Communicating the results.

As is self-evident – and described elsewhere on the CSM website – extracting meaning and, especially insight can be very demanding from an intellectual and, possibly a statistical point of view.

There then comes to problem of communicating it in a digestible and informative manner.


There is an anecdote from the Tesco board related to the early days of their loyalty card: after two weeks of study their external consultants – the data analysts (dunnhumby) presented to the Tesco Board and were told that ‘in two weeks, they knew more about the business than the Board knew after many years of operational responsibility’.

Note: we have also had this feedback from a customer that wasn’t altogether pleased! Sometimes, data analytics leads to a level of objectivity that isn’t very welcome!
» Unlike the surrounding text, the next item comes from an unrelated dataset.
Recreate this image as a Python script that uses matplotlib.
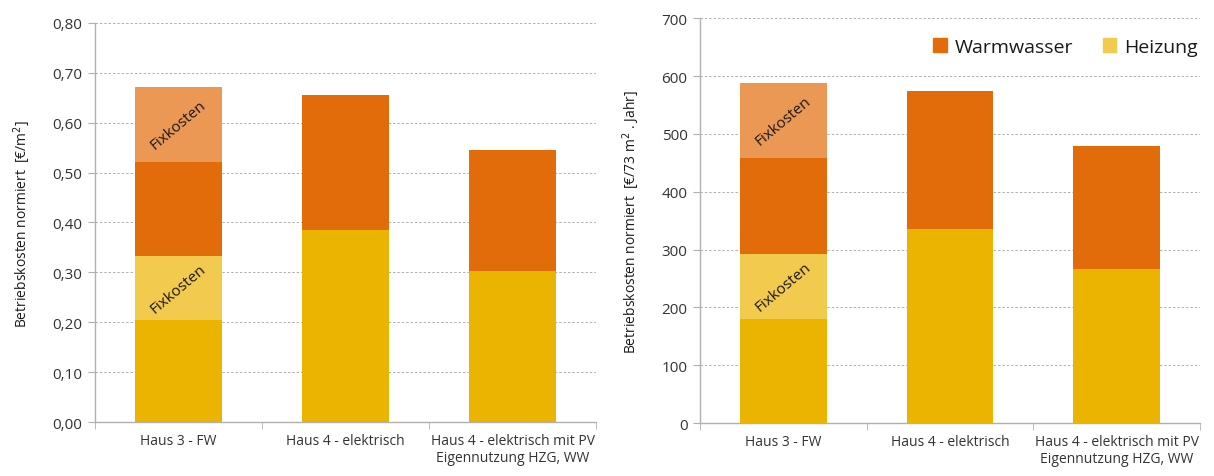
import numpy as np
import matplotlib.pyplot as plt
from matplotlib.ticker import FixedLocator, FuncFormatter
from matplotlib.patches import Patch

plt.rcParams['font.family'] = ['Open Sans', 'DejaVu Sans']

categories = ['Haus 3 - FW', 'Haus 4 - elektrisch', 'Haus 4 - elektrisch mit PV\nEigennutzung HZG, WW']

# left chart: EUR per m2
heiz_l = [0.205, 0.384, 0.303]
heiz_fix_l = [0.127, 0.0, 0.0]
ww_l = [0.190, 0.272, 0.243]
ww_fix_l = [0.150, 0.0, 0.0]

# right chart: EUR per 73 m2 and year
heiz_r = [180, 336, 266]
heiz_fix_r = [112, 0, 0]
ww_r = [166, 239, 213]
ww_fix_r = [130, 0, 0]

c_heiz = '#EBB400'
c_heiz_fix = '#F2CA4E'
c_ww = '#E36C0A'
c_ww_fix = '#EB9855'
grid_c = '#B0B0B0'
text_c = '#333333'

fig = plt.figure(figsize=(12.14, 4.77), dpi=100)
ax1 = fig.add_axes([0.0783, 0.1132, 0.4127, 0.8365])
ax2 = fig.add_axes([0.5766, 0.1111, 0.4119, 0.8484])


def draw(ax, heiz, heiz_fix, ww, ww_fix, ymax, step, fmt, ylabel, lpad):
    x = np.arange(len(categories))
    w = 0.52
    b1 = np.array(heiz)
    b2 = b1 + np.array(heiz_fix)
    b3 = b2 + np.array(ww)
    ax.bar(x, heiz, w, color=c_heiz, zorder=3)
    ax.bar(x, heiz_fix, w, bottom=b1, color=c_heiz_fix, zorder=3)
    ax.bar(x, ww, w, bottom=b2, color=c_ww, zorder=3)
    ax.bar(x, ww_fix, w, bottom=b3, color=c_ww_fix, zorder=3)
    # Fixkosten labels
    ax.text(x[0], b1[0] + heiz_fix[0] / 2, 'Fixkosten', rotation=40, ha='center', va='center',
            fontsize=11, color='#1a1a1a', zorder=4)
    ax.text(x[0], b3[0] + ww_fix[0] / 2, 'Fixkosten', rotation=40, ha='center', va='center',
            fontsize=11, color='#1a1a1a', zorder=4)

    ax.set_xlim(-0.5, len(categories) - 0.5)
    ax.set_ylim(0, ymax)
    ticks = np.arange(0, ymax + step / 2, step)
    ax.set_yticks(ticks)
    ax.yaxis.set_major_formatter(FuncFormatter(fmt))
    ax.yaxis.grid(True, color=grid_c, linestyle=(0, (2.5, 2)), linewidth=0.7)
    ax.set_axisbelow(True)

    ax.set_xticks(x)
    ax.set_xticklabels(categories, fontsize=10, color=text_c)
    ax.xaxis.set_minor_locator(FixedLocator(np.arange(-0.5, len(categories), 1.0)))
    ax.tick_params(axis='x', which='major', length=0, pad=8)
    ax.tick_params(axis='x', which='minor', length=5, color=grid_c, direction='out')
    ax.tick_params(axis='y', length=5, color=grid_c, labelsize=11, labelcolor=text_c, pad=4)

    for s in ['top', 'right']:
        ax.spines[s].set_visible(False)
    for s in ['left', 'bottom']:
        ax.spines[s].set_color(grid_c)
        ax.spines[s].set_linewidth(1.0)
    ax.set_ylabel(ylabel, fontsize=10, color='#1a1a1a', labelpad=lpad)


draw(ax1, heiz_l, heiz_fix_l, ww_l, ww_fix_l, 0.8, 0.1,
     lambda v, p: f'{v:.2f}'.replace('.', ','), 'Betriebskosten normiert  [€/m$^2$]', 14)
draw(ax2, heiz_r, heiz_fix_r, ww_r, ww_fix_r, 700, 100,
     lambda v, p: f'{v:.0f}', 'Betriebskosten normiert  [€/73 m$^2$ . Jahr]', 14)

# legend in right chart
handles = [Patch(color=c_ww, label='Warmwasser'), Patch(color=c_heiz_fix, label='Heizung')]
ax2.legend(handles=handles, loc='upper right', bbox_to_anchor=(1.03, 0.995), ncol=2,
           frameon=False, fontsize=14, handlelength=0.7, handleheight=0.7,
           handletextpad=0.4, columnspacing=1.5, labelcolor='#1a1a1a')

fig.savefig('out.png', dpi=100)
The point we would wish to make is that the best data analytics in the world are of little-to-no value unless the results are packaged and delivered in an understandable way.

There are many tools on the market – in addition to the ubiquitous PowerPoint – to communicate both complex and fast-moving data effectively.



Perhaps more difficult – and we are sure that this will change – is to extract meaning and communicate the significance of the new forms of data. See, for example, the plot of crowds around Waterloo Station. N.B. These are just people who had uploaded images to Flickr in real-time.

In an abstract context, an image of this type just has interest value but, perhaps in terms of urban planning, this could be extremely valuable. So the key is to embed such information in a narrative that leads the recipients to the result. And it is our experience that this skill is vital as a complement to the skilled statisticians and analysts who have produced the data.

The tools exist but it is how they are used that matters!